Copy all the entries below exactly, but not the pictures.

Records with drawing code:
• • • •
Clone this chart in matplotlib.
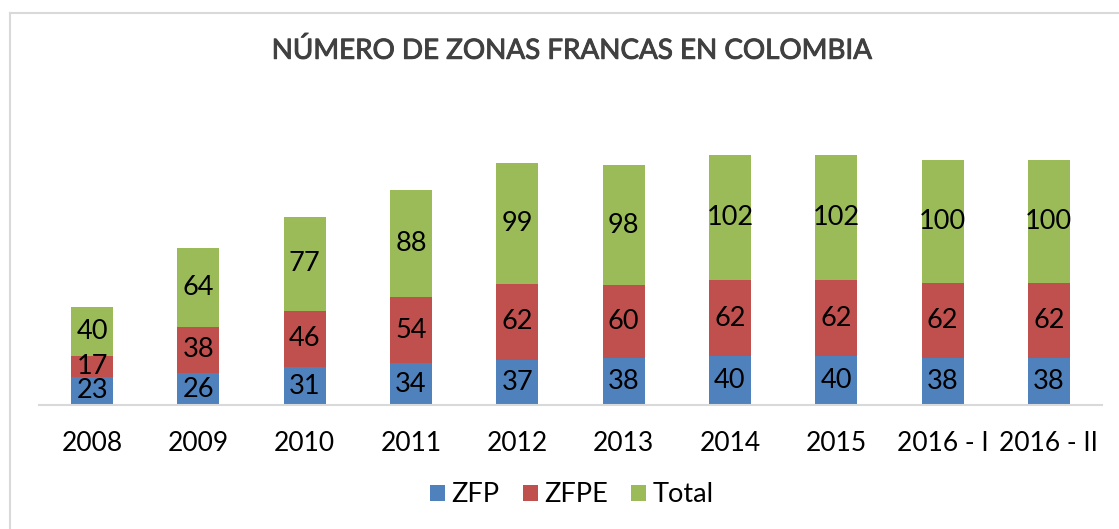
import numpy as np
import matplotlib.pyplot as plt
import matplotlib.patheffects as pe
from matplotlib.lines import Line2D

plt.rcParams['font.family'] = ['Lato', 'DejaVu Sans']

years = ['2008', '2009', '2010', '2011', '2012', '2013', '2014', '2015', '2016 - I', '2016 - II']
zfp = [23, 26, 31, 34, 37, 38, 40, 40, 38, 38]
zfpe = [17, 38, 46, 54, 62, 60, 62, 62, 62, 62]
total = [40, 64, 77, 88, 99, 98, 102, 102, 100, 100]

col_zfp = '#4F81BD'
col_zfpe = '#C0504D'
col_total = '#9BBB59'

W, H = 1119, 529
fig = plt.figure(figsize=(W / 100, H / 100), dpi=100)
ax = fig.add_axes([39 / W, (H - 405) / H, (1102 - 39) / W, 306 / H])

x = np.arange(len(years))
w = 0.395
zfp = np.array(zfp)
zfpe = np.array(zfpe)
total = np.array(total)

b1 = ax.bar(x, zfp, w, color=col_zfp, label='ZFP')
b2 = ax.bar(x, zfpe, w, bottom=zfp, color=col_zfpe, label='ZFPE')
b3 = ax.bar(x, total, w, bottom=zfp + zfpe, color=col_total, label='Total')

for bars in (b1, b2, b3):
    ax.bar_label(bars, label_type='center', fontsize=19.5, color='black')

ax.set_xlim(-0.5, len(years) - 0.5)
ax.set_ylim(0, 250)
ax.set_xticks(x)
ax.set_xticklabels(years, fontsize=19)
ax.tick_params(axis='x', length=0, pad=19)
ax.set_yticks([])
for s in ('top', 'right', 'left'):
    ax.spines[s].set_visible(False)
ax.spines['bottom'].set_color('#D9D9D9')
ax.spines['bottom'].set_linewidth(1.5)

# title a bit heavier than regular, like the original
fig.text(571 / W, 1 - 50 / H, 'NÚMERO DE ZONAS FRANCAS EN COLOMBIA',
         ha='center', va='center', fontsize=20, color='#404040',
         path_effects=[pe.withStroke(linewidth=0.7, foreground='#404040')])

fig.legend(handles=[b1, b2, b3], loc='center', bbox_to_anchor=(572 / W, 1 - 495 / H),
           ncol=3, frameon=False, fontsize=19.5, handlelength=0.55, handleheight=0.55,
           handletextpad=0.25, columnspacing=0.85)

# chart border (cut by the image edge)
fig.add_artist(Line2D([9.5 / W, 9.5 / W], [0, 1 - 12.5 / H], color='#D9D9D9', lw=1.5))
fig.add_artist(Line2D([9.5 / W, 1], [1 - 12.5 / H, 1 - 12.5 / H], color='#D9D9D9', lw=1.5))

fig.savefig('out.png', dpi=100)
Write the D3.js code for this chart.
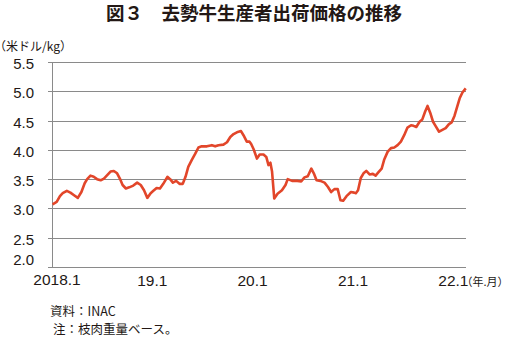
• • • •
* [Solution to this exercise]
Clone this chart in matplotlib.
import numpy as np
import matplotlib.pyplot as plt
import matplotlib.patheffects as pe
from matplotlib.lines import Line2D

plt.rcParams['font.family'] = ['Lato', 'DejaVu Sans']

years = ['2008', '2009', '2010', '2011', '2012', '2013', '2014', '2015', '2016 - I', '2016 - II']
zfp = [23, 26, 31, 34, 37, 38, 40, 40, 38, 38]
zfpe = [17, 38, 46, 54, 62, 60, 62, 62, 62, 62]
total = [40, 64, 77, 88, 99, 98, 102, 102, 100, 100]

col_zfp = '#4F81BD'
col_zfpe = '#C0504D'
col_total = '#9BBB59'

W, H = 1119, 529
fig = plt.figure(figsize=(W / 100, H / 100), dpi=100)
ax = fig.add_axes([39 / W, (H - 405) / H, (1102 - 39) / W, 306 / H])

x = np.arange(len(years))
w = 0.395
zfp = np.array(zfp)
zfpe = np.array(zfpe)
total = np.array(total)

b1 = ax.bar(x, zfp, w, color=col_zfp, label='ZFP')
b2 = ax.bar(x, zfpe, w, bottom=zfp, color=col_zfpe, label='ZFPE')
b3 = ax.bar(x, total, w, bottom=zfp + zfpe, color=col_total, label='Total')

for bars in (b1, b2, b3):
    ax.bar_label(bars, label_type='center', fontsize=19.5, color='black')

ax.set_xlim(-0.5, len(years) - 0.5)
ax.set_ylim(0, 250)
ax.set_xticks(x)
ax.set_xticklabels(years, fontsize=19)
ax.tick_params(axis='x', length=0, pad=19)
ax.set_yticks([])
for s in ('top', 'right', 'left'):
    ax.spines[s].set_visible(False)
ax.spines['bottom'].set_color('#D9D9D9')
ax.spines['bottom'].set_linewidth(1.5)

# title a bit heavier than regular, like the original
fig.text(571 / W, 1 - 50 / H, 'NÚMERO DE ZONAS FRANCAS EN COLOMBIA',
         ha='center', va='center', fontsize=20, color='#404040',
         path_effects=[pe.withStroke(linewidth=0.7, foreground='#404040')])

fig.legend(handles=[b1, b2, b3], loc='center', bbox_to_anchor=(572 / W, 1 - 495 / H),
           ncol=3, frameon=False, fontsize=19.5, handlelength=0.55, handleheight=0.55,
           handletextpad=0.25, columnspacing=0.85)

# chart border (cut by the image edge)
fig.add_artist(Line2D([9.5 / W, 9.5 / W], [0, 1 - 12.5 / H], color='#D9D9D9', lw=1.5))
fig.add_artist(Line2D([9.5 / W, 1], [1 - 12.5 / H, 1 - 12.5 / H], color='#D9D9D9', lw=1.5))

fig.savefig('out.png', dpi=100)
Write the D3.js code for this chart.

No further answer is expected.